A few lower court decisions have applied erroneously the so-called absolute pollution exclusion to preclude coverage for lead claims. These cases were settled by the insurance companies on appeal so as to preserve the decisions below. See, Oates v. New York, 597 N.Y.S.2d 550 (Ct. Cl. 1993) absolute pollution exclusion barred coverage for in utero injury allegedly arising from ingestion of lead pigment in paint); Kaytes v. Imperial Casualty & Indem Go., No. 93-1573 (E.D. Pa. Jan. 7, 1994) (absolute pollution exclusion barred coverage arising from injury caused by lead pigment in paint).
The Lead Exclusion
In view of the potential liability arising from injuries caused by lead, a number of insurance companies have added lead exclusions to their policies. At least 22 commercial liability insurance companies selling property and casualty insurance in New York have filed for and have been granted approval to add a lead liability exclusion to insurance policies they sell in New York. At least another 18 requests for approval are currently pending.

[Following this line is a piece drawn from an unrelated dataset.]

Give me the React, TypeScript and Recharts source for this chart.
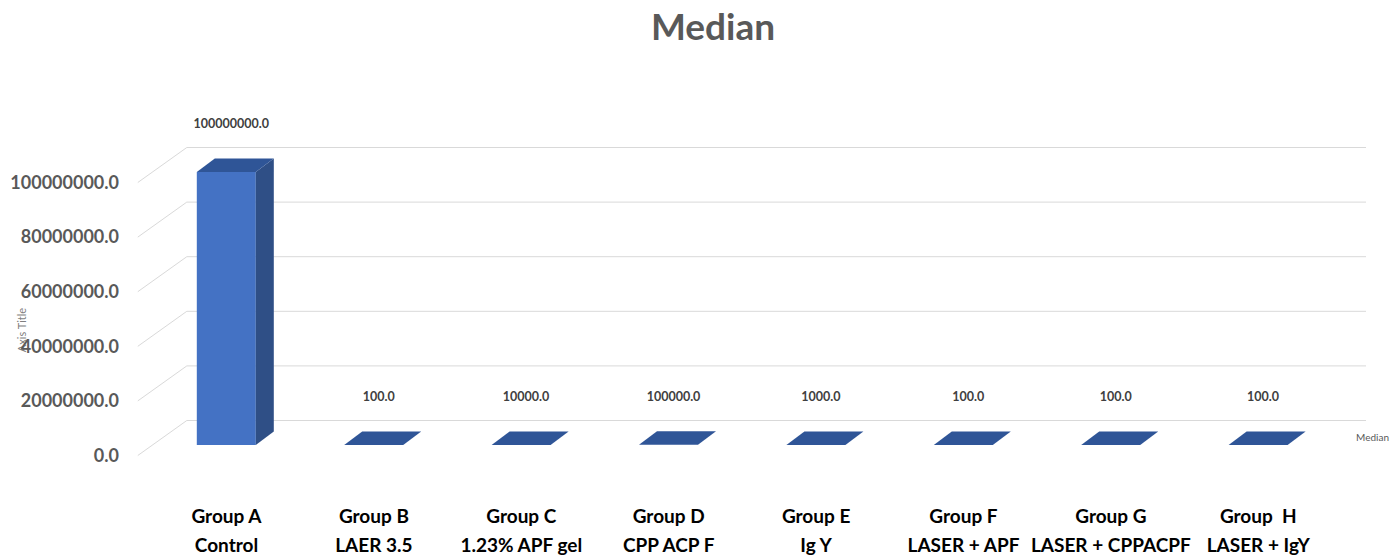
import { BarChart, Bar, XAxis, YAxis, CartesianGrid, LabelList } from 'recharts'

const groups = ['Group A', 'Group B', 'Group C', 'Group D', 'Group E', 'Group F', 'Group G', 'Group  H']
const treatments = ['Control', 'LAER 3.5', '1.23% APF gel', 'CPP ACP F', 'Ig Y', 'LASER + APF', 'LASER + CPPACPF', 'LASER + IgY']
const medians = [100000000, 100, 10000, 100000, 1000, 100, 100, 100]
const yTicks = [0, 20000000, 40000000, 60000000, 80000000, 100000000]

const data = groups.map((g, i) => ({ group: g, treatment: treatments[i], median: medians[i] }))

const FONT = 'Lato, "Open Sans", sans-serif'

// floor / wall depth of the pseudo 3d plot
const FRONT_DX = -15
const FRONT_DY = 10.5
const BACK_DX = 34
const BACK_DY = -24.5

function GridLine(props: any) {
  const { x1, x2, y1 } = props
  const d = `M${x1 + FRONT_DX},${y1 + FRONT_DY} L${x1 + BACK_DX},${y1 + BACK_DY} L${x2 + BACK_DX},${y1 + BACK_DY}`
  return <path key={props.key ?? `g-${props.index}`} d={d} stroke="#d9d9d9" strokeWidth={1} fill="none" />
}

function Bar3D(props: any) {
  const { x, y, width, height } = props
  const dx = 18
  const dy = 13.5
  const h = Math.max(height || 0, 0)
  return (
    <g>
      {h > 0.5 && <rect x={x} y={y} width={width} height={h} fill="#4472c4" />}
      {h > 0.5 && (
        <polygon
          points={`${x + width},${y} ${x + width + dx},${y - dy} ${x + width + dx},${y + h - dy} ${x + width},${y + h}`}
          fill="#2f4f86"
        />
      )}
      <polygon
        points={`${x},${y} ${x + dx},${y - dy} ${x + width + dx},${y - dy} ${x + width},${y}`}
        fill="#2f5597"
      />
    </g>
  )
}

function YTick(props: any) {
  const { y, payload } = props
  return (
    <text x={119} y={y + FRONT_DY} dy="0.35em" textAnchor="end" fill="#595959" fontFamily={FONT} fontWeight={700} fontSize={18}>
      {Number(payload.value).toFixed(1)}
    </text>
  )
}

function XTick(props: any) {
  const { x, index } = props
  return (
    <g>
      <text x={x} y={523} textAnchor="middle" fill="#000" fontFamily={FONT} fontWeight={700} fontSize={19} style={{ whiteSpace: 'pre' }}>
        {groups[index]}
      </text>
      <text x={x} y={552} textAnchor="middle" fill="#000" fontFamily={FONT} fontWeight={700} fontSize={19}>
        {treatments[index]}
      </text>
    </g>
  )
}

function ValueLabel(props: any) {
  const { x, y, width, value } = props
  return (
    <text x={x + width / 2 + 5} y={y - 48} dy="0.35em" textAnchor="middle" fill="#404040" fontFamily={FONT} fontWeight={700} fontSize={12.5}>
      {Number(value).toFixed(1)}
    </text>
  )
}

export default function App() {
  return (
    <div style={{ position: 'absolute', left: 0, top: 0, width: 1397, height: 557, background: '#fff' }}>
      <BarChart
        width={1397}
        height={557}
        data={data}
        margin={{ top: 172, right: 65, bottom: 12, left: 12.8 }}
        barCategoryGap="20%"
      >
        <CartesianGrid vertical={false} horizontal={GridLine} />
        <XAxis dataKey="group" axisLine={false} tickLine={false} height={100} interval={0} tick={XTick} />
        <YAxis
          width={140}
          domain={[0, 100000000]}
          ticks={yTicks}
          axisLine={false}
          tickLine={false}
          tick={YTick}
          label={{
            value: 'Axis Title',
            angle: -90,
            content: () => (
              <text x={26} y={330} transform="rotate(-90 26 330)" textAnchor="middle" fill="#7f7f7f" fontFamily={FONT} fontSize={11}>
                Axis Title
              </text>
            ),
          }}
        />
        <Bar dataKey="median" barSize={59} shape={Bar3D} isAnimationActive={false}>
          <LabelList dataKey="median" content={ValueLabel} />
        </Bar>
        <text x={713} y={27} dy="0.35em" textAnchor="middle" fill="#595959" fontFamily={FONT} fontWeight={700} fontSize={37}>
          Median
        </text>
        <text x={1356} y={437} dy="0.35em" textAnchor="start" fill="#595959" fontFamily={FONT} fontSize={10}>
          Median
        </text>
      </BarChart>
    </div>
  )
}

One court has found that such lead exclusions can preclude coverage. In J. A. M. Assocs. of Baltimore v. Western World Ins. Co., 95 Md. App. 695, 622 A.2d 818 (1993), the Maryland appellate court held that a provision contained in a renewed policy excluding "all losses arising out lead paint poisoning" was valid. The policyholder argued that the addition of the lead exclusion in the renewed policy had not been brought to its attention. Ruling in favor of the insurance company, the court sum that the policyholder was under sufficient notice regarding changes in the policy given differences in the deductible, a change in the premium, and the fact that notice was given to an agent.
Other Policy Exclusions
The sistership exclusion is designed to bar coverage for product recalls. Insurance companies attempt to use this exclusion to bar coverage in lead paint cases. In Sherwin Williams v. Certain Underwriters at Lloyd's London, 813 F. Supp. 576, 587 (N.D. Ohio 1993), the court held that the sistership exclusion precluded coverage for abatement costs in the context of lead pigment in paint. Nevertheless, the court held there was still a duty to defend on the basis of earlier policies which potentially were triggered.

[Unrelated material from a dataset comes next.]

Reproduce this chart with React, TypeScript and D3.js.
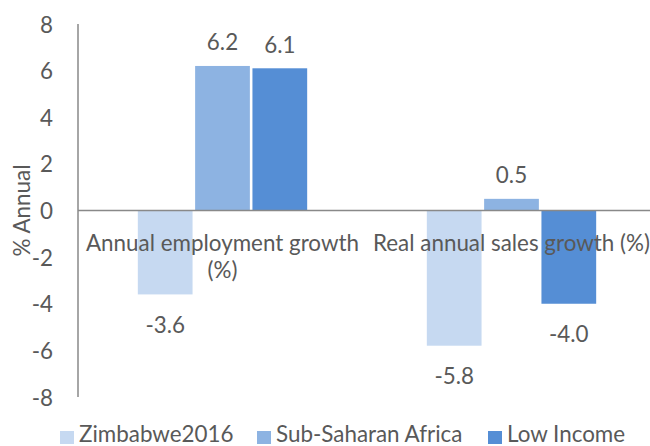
import React from "react";
import * as d3 from "d3";

const categories = ["Annual employment growth (%)", "Real annual sales growth (%)"];
const categoryLines = [["Annual employment growth", "(%)"], ["Real annual sales growth (%)"]];
const seriesNames = ["Zimbabwe2016", "Sub-Saharan Africa", "Low Income"];
const seriesColors = ["#C6D9F1", "#8DB3E2", "#558ED5"];
const zimbabwe = [-3.6, -5.8];
const subSaharan = [6.2, 0.5];
const lowIncome = [6.1, -4.0];
const yTicks = [-8, -6, -4, -2, 0, 2, 4, 6, 8];

const W = 650;
const H = 446;
const FONT = "Lato, 'Open Sans', sans-serif";
const TXT = "#595959";

export default function App() {
  const values = [zimbabwe, subSaharan, lowIncome];
  const y = d3.scaleLinear().domain([-8, 8]).range([397, 24]);
  const x0 = d3.scaleBand<string>().domain(categories).range([78, 656]).paddingInner(0.414).paddingOuter(0.207);
  const x1 = d3.scaleBand<string>().domain(seriesNames).range([0, x0.bandwidth()]).paddingInner(0.045);
  const fs = 22.4;
  return (
    <svg width={W} height={H} style={{ position: "absolute", left: 0, top: 0, display: "block" }}>
      <rect x={0} y={0} width={W} height={H} fill="#fff" />
      {yTicks.map((t) => (
        <text key={t} x={53} y={y(t)} textAnchor="end" dominantBaseline="central" fontFamily={FONT} fontSize={fs} fill={TXT}>
          {t}
        </text>
      ))}
      <text transform={`translate(21,${y(0)}) rotate(-90)`} textAnchor="middle" dominantBaseline="central" fontFamily={FONT} fontSize={fs} fill={TXT}>
        % Annual
      </text>
      {categories.map((c, ci) => (
        <g key={c} transform={`translate(${x0(c)},0)`}>
          {seriesNames.map((s, si) => {
            const v = values[si][ci];
            const top = y(Math.max(0, v));
            const bot = y(Math.min(0, v));
            return <rect key={s} x={x1(s)} y={top} width={x1.bandwidth()} height={bot - top} fill={seriesColors[si]} />;
          })}
        </g>
      ))}
      <line x1={78} x2={78} y1={y(8)} y2={y(-8)} stroke="#898989" strokeWidth={1.5} />
      <line x1={78} x2={W} y1={y(0)} y2={y(0)} stroke="#898989" strokeWidth={1.5} />
      {categories.map((c, ci) => (
        <text key={c} textAnchor="middle" fontFamily={FONT} fontSize={fs} fill={TXT}>
          {categoryLines[ci].map((ln, li) => (
            <tspan key={li} x={(x0(c) as number) + x0.bandwidth() / 2} y={251 + li * 27}>
              {ln}
            </tspan>
          ))}
        </text>
      ))}
      {categories.map((c, ci) =>
        seriesNames.map((s, si) => {
          const v = values[si][ci];
          const cx = (x0(c) as number) + (x1(s) as number) + x1.bandwidth() / 2;
          const cy = v >= 0 ? y(v) - 24 : y(v) + 30;
          return (
            <text key={c + s} x={cx} y={cy} textAnchor="middle" dominantBaseline="central" fontFamily={FONT} fontSize={fs} fill={TXT}>
              {v.toFixed(1)}
            </text>
          );
        })
      )}
      {seriesNames.map((s, si) => {
        const lx = [60, 257, 488][si];
        return (
          <g key={s}>
            <rect x={lx} y={431} width={14} height={13} fill={seriesColors[si]} />
            <text x={lx + 19} y={441.5} fontFamily={FONT} fontSize={fs} fill={TXT}>
              {s}
            </text>
          </g>
        );
      })}
    </svg>
  );
}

Insurance companies also try to use the owned product exclusion to avoid liability for lead paint cases. This exclusion is "based on the theory that liability policies are not intended to provide coverage for faulty workmanship, but rather for damage caused by the product to other property." See Stonewall Ins. Co. v. Nat'l Gypsum Co.
Because products containing lead, such as paint containing lead pigment, generally work quite well, the own product/-business risk exception generally would not apply. In NL Industries, Inc. v. Commercial Union Ins. Co., Nos. 90-2124-25 (D.N.J. July 11, 1991), the court held that the business risk exclusion did not apply to injury caused by lead pigment in paint because the product, while inherently dangerous, was not defective.
Liability insurance policies provide coverage for lead cases. Where the bodily injury or property damage has occurred over many years, even though it is not visible, every policy for every policy year provides coverage. The pollution exclusion does not limit coverage for lead cases. Landlords and owners should aggressively seek coverage for their lead liabilities.